Because “anything else” is a catch-all, it will include things ranging from accommodations to “will the recordings be posted” or “my favorite color is red.” A human has to read ALL of these comments and figure out which ones need action. Also, if you don’t have a specific section in your registration on disability-related accommodations, chances are you don’t have an individual in charge of disability-related accommodations. That is a problem, given that 18 % of the US population has a disability.

Conference registration “anything else?” requests are difficult to turn into analytics.

Because of the reasons above (“anything else?” can be used for literally ANYTHING), it is challenging to derive any actionable data intelligence about your participants with disabilities.

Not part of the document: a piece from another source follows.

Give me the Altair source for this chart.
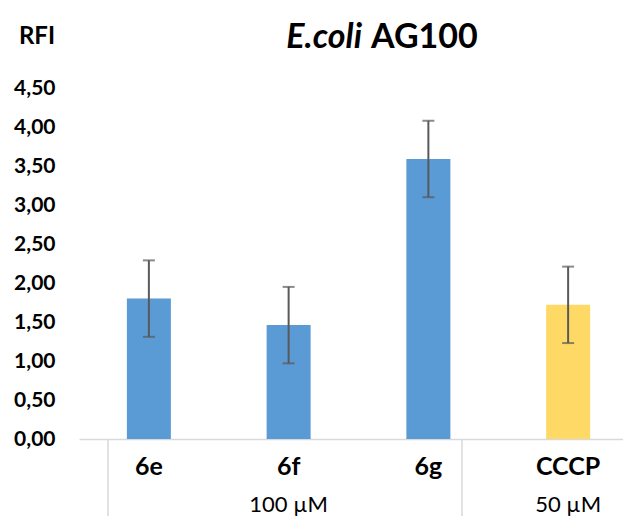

  1. Do you need an accommodation for your disability?
  2. What accommodation are you requesting?
  • Use people-first language. Don’t have a check box that says, “I am hearing impaired.” Have a checkbox that says, “I am a person with hearing loss.”

Next Steps

If the person on the receiving end of the accommodations request doesn’t know what to do:

  1. They should continue to engage with the person making the accommodations request.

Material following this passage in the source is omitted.